Chilean politician (1920–1978)

Gregorio René García Sabugal (6 November 1920 – 23 December 1978) was a Chilean agricultural entrepreneur and politician, member of the National Party.

He served as Deputy for the 21st Departamental Group (Imperial, Temuco, Villarrica, Pitrufquén, Lautaro) during the XLVI Legislative Period (1969–1973).

==Early life==
Born in Cunco in 1920, he was the son of Gregorio García and Estefanía Sabugal. He married Sonia García González in 1949 in Temuco. They had children, among them future deputy René Manuel García.

==Political career==
García Sabugal engaged in farming and became involved in local cooperatives and associations, serving as director of Banco Sur, SOFO and the Cunco Agricultural Cooperative.
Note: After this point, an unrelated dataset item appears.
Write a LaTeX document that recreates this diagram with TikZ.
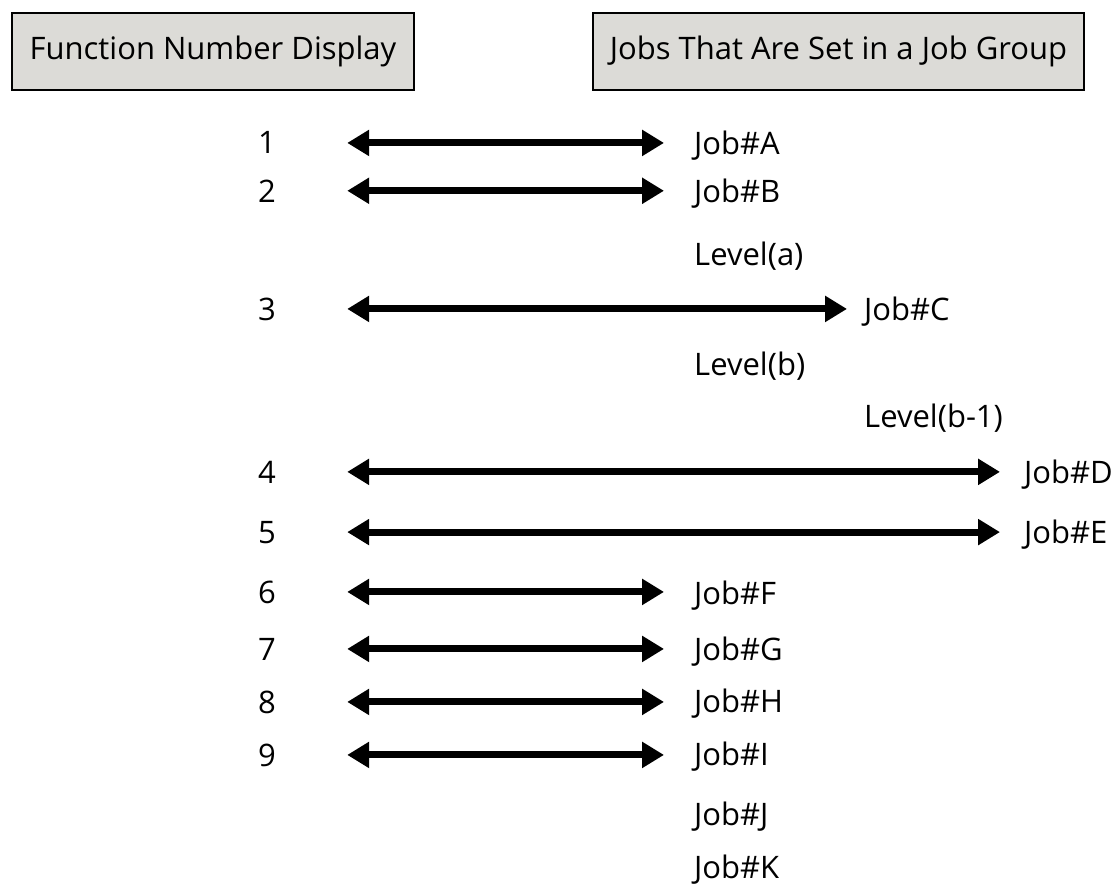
\documentclass[tikz,border=0pt]{standalone}
\usepackage{fontspec}
\setmainfont{Open Sans}
\usetikzlibrary{arrows.meta}
\definecolor{boxgray}{RGB}{220,219,215}
\begin{document}
\begin{tikzpicture}[x=1pt,y=-1pt,
  every node/.style={font=\fontsize{31}{37}\selectfont, inner sep=0pt},
  headbox/.style={draw=black, line width=2pt, fill=boxgray, minimum height=77pt, anchor=north west},
  numlbl/.style={minimum width=30pt, align=center, anchor=base},
  joblbl/.style={anchor=base west},
  dblarrow/.style={line width=7pt, {Triangle[length=22pt,width=25pt]}-{Triangle[length=22pt,width=25pt]}, shorten <=65pt}
]
\useasboundingbox (0,0) rectangle (1117,888);
\node[headbox, minimum width=402pt] (hl) at (11,12) {Function Number Display};
\node[headbox, minimum width=491pt] (hr) at (592,12) {Jobs That Are Set in a Job Group};

\node[numlbl] (n1) at (267,154) {1};
\node[numlbl] (n2) at (267,202) {2};
\node[numlbl] (n3) at (267,320) {3};
\node[numlbl] (n4) at (267,483) {4};
\node[numlbl] (n5) at (267,543) {5};
\node[numlbl] (n6) at (267,603) {6};
\node[numlbl] (n7) at (267,660) {7};
\node[numlbl] (n8) at (267,713) {8};
\node[numlbl] (n9) at (267,766) {9};

\node[joblbl] (jA) at (694,155) {Job\#A};
\node[joblbl] (jB) at (694,203) {Job\#B};
\node[joblbl] (la) at (694,265) {Level(a)};
\node[joblbl] (jC) at (864,320) {Job\#C};
\node[joblbl] (lb) at (694,375) {Level(b)};
\node[joblbl] (lb1) at (864,427) {Level(b-1)};
\node[joblbl] (jD) at (1024,483) {Job\#D};
\node[joblbl] (jE) at (1024,543) {Job\#E};
\node[joblbl] (jF) at (694,604) {Job\#F};
\node[joblbl] (jG) at (694,660) {Job\#G};
\node[joblbl] (jH) at (694,712) {Job\#H};
\node[joblbl] (jI) at (694,765) {Job\#I};
\node[joblbl] (jJ) at (694,825) {Job\#J};
\node[joblbl] (jK) at (694,878) {Job\#K};

\draw[dblarrow, shorten >=30pt] (n1.east) -- (n1.east -| jA.west);
\draw[dblarrow, shorten >=30pt] (n2.east) -- (n2.east -| jB.west);
\draw[dblarrow, shorten >=17pt] (n3.east) -- (n3.east -| jC.west);
\draw[dblarrow, shorten >=24pt] (n4.east) -- (n4.east -| jD.west);
\draw[dblarrow, shorten >=24pt] (n5.east) -- (n5.east -| jE.west);
\draw[dblarrow, shorten >=30pt] (n6.east) -- (n6.east -| jF.west);
\draw[dblarrow, shorten >=30pt] (n7.east) -- (n7.east -| jG.west);
\draw[dblarrow, shorten >=30pt] (n8.east) -- (n8.east -| jH.west);
\draw[dblarrow, shorten >=30pt] (n9.east) -- (n9.east -| jI.west);
\end{tikzpicture}
\end{document}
He entered politics in the late 1940s. In the 1947 municipal elections, he was elected mayor of Cunco, serving until 1951, and reelected in the 1963 elections, serving until 1967.

He later joined the National Party, where he became provincial vice president and president of the local council of Cunco.

In the 1969 elections, he was elected Deputy for the 21st Departamental Group. He served on the Permanent Commissions of Government Interior and Agriculture and Colonization, and also participated in the Special Commission of Constitutional Accusation against Minister of Economy Pedro Vuskovic in 1971.

He was also a member of the National Party’s parliamentary committee between 1969 and 1970.

==Death==
García Sabugal died in Temuco on 23 December 1978.